Task instructions ▸
Begin with the first line of the material and write out each line exactly, ending with the line that contains "import * as". Pictures are not part of the copy.
····················
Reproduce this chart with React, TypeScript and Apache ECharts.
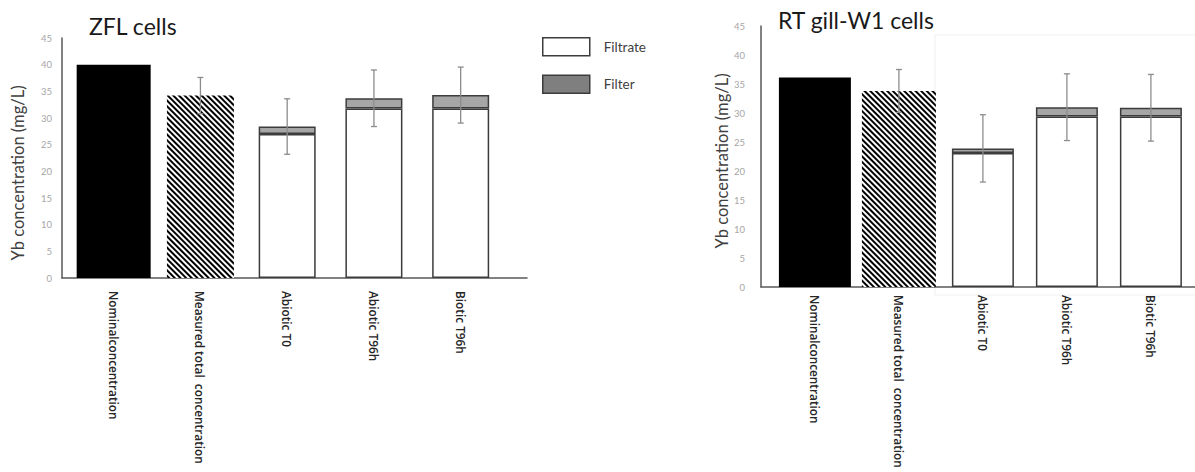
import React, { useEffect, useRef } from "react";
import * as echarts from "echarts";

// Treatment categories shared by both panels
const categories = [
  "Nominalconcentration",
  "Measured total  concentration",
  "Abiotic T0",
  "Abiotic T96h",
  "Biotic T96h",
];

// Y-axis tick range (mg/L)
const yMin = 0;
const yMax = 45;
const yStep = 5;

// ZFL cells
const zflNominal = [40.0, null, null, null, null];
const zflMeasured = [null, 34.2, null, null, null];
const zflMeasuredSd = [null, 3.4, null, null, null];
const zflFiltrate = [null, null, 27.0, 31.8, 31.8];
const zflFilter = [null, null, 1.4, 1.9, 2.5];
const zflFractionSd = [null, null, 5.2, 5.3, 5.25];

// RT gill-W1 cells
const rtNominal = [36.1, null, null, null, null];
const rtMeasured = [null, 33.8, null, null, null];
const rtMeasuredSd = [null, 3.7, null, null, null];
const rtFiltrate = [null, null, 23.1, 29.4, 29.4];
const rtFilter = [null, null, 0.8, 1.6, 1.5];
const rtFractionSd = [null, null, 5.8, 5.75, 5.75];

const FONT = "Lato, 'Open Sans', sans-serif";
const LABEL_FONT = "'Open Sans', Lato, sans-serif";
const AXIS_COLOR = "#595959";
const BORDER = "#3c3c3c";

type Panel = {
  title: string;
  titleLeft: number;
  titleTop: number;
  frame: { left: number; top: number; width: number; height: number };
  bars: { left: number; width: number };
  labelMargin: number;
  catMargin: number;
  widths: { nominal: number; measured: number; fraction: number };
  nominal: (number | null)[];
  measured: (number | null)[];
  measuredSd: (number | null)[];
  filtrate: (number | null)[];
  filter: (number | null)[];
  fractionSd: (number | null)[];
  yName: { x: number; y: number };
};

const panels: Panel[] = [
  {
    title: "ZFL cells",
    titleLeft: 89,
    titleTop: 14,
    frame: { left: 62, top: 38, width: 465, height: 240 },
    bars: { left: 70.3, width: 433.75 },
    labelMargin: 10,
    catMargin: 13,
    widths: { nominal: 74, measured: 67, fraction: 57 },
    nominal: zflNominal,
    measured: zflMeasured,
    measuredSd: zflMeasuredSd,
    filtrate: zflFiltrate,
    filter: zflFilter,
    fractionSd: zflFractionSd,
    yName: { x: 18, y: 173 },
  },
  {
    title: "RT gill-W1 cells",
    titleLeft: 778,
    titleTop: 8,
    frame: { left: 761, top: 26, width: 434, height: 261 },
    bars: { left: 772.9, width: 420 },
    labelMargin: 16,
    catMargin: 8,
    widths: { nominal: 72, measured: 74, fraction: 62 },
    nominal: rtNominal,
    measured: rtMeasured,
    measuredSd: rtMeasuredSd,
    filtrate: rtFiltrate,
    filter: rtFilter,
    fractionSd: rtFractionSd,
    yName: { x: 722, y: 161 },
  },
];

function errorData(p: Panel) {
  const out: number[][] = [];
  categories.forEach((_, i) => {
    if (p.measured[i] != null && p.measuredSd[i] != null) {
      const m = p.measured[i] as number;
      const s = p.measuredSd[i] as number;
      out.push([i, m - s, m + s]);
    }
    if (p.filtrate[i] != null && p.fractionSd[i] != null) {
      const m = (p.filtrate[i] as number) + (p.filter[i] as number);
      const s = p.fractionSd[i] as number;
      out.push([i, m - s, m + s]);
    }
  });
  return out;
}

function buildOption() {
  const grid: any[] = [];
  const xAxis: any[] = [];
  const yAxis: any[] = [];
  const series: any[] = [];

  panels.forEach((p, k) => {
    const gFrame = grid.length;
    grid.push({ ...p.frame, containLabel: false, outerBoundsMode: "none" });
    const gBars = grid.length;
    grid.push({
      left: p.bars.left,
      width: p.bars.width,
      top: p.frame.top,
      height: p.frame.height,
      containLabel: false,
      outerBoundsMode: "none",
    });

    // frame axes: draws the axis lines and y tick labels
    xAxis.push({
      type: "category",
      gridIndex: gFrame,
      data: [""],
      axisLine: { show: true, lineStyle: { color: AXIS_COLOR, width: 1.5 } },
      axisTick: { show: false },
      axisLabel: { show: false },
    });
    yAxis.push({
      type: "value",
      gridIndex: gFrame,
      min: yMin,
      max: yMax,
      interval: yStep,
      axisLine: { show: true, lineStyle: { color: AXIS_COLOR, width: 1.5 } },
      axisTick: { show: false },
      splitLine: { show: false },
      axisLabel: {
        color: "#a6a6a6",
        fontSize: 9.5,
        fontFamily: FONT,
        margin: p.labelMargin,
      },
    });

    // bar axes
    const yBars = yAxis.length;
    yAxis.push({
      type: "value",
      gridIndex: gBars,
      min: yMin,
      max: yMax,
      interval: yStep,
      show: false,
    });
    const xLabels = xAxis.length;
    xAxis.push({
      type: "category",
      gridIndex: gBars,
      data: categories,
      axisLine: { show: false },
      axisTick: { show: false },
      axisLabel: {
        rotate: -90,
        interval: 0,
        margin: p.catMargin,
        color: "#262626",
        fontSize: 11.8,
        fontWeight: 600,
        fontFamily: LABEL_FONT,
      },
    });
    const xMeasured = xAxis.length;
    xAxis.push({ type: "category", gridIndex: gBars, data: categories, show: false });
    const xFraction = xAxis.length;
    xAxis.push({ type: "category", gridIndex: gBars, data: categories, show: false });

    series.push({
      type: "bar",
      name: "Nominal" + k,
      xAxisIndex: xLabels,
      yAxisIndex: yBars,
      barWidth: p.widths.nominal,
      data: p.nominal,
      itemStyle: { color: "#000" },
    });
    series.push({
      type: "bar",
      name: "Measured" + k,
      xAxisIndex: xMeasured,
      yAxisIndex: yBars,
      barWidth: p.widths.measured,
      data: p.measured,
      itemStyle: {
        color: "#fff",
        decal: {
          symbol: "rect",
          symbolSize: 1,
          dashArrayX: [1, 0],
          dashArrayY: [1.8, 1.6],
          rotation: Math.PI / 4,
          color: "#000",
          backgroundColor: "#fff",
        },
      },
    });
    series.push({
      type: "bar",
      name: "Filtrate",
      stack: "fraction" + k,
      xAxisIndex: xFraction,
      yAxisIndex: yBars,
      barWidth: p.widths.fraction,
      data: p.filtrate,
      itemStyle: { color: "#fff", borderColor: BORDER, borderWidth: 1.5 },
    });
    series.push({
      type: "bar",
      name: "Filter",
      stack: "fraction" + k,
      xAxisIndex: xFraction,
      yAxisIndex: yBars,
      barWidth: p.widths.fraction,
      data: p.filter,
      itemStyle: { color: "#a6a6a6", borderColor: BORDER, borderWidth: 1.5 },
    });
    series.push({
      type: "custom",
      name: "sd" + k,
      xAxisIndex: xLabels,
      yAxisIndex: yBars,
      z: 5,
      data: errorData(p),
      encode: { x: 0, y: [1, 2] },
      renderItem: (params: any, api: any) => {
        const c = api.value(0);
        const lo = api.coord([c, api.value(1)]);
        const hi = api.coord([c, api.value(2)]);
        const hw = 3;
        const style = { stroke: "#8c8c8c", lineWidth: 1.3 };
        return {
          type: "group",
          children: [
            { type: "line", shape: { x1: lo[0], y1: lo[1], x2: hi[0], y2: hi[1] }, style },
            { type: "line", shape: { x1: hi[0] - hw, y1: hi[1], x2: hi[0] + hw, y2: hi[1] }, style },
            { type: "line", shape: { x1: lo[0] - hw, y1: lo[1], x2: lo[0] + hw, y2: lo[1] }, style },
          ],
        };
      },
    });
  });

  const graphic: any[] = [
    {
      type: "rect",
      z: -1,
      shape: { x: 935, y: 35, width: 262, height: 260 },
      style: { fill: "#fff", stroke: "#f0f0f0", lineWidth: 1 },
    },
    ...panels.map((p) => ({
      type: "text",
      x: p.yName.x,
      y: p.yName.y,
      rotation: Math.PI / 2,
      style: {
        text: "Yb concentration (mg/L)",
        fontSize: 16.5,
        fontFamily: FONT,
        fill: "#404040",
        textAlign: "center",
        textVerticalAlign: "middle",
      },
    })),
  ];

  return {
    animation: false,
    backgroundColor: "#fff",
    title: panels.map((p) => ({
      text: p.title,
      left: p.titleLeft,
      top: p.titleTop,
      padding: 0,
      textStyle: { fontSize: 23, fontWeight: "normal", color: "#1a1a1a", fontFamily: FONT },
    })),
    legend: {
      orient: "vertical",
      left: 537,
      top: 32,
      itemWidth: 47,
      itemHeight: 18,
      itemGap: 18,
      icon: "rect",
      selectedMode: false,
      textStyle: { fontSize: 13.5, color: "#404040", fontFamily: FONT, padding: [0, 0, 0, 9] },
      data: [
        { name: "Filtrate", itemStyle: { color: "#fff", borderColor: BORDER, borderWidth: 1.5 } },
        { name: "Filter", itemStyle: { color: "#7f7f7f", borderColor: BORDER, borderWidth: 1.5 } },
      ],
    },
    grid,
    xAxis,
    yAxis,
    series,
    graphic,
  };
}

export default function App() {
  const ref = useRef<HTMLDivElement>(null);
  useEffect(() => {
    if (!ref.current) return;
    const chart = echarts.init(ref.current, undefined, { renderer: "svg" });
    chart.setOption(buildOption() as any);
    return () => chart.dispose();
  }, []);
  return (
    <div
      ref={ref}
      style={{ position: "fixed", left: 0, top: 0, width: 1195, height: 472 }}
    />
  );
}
····················
Response ▸
Reproduce this chart with React, TypeScript and Apache ECharts.
import React, { useEffect, useRef } from "react";
import * as echarts from "echarts";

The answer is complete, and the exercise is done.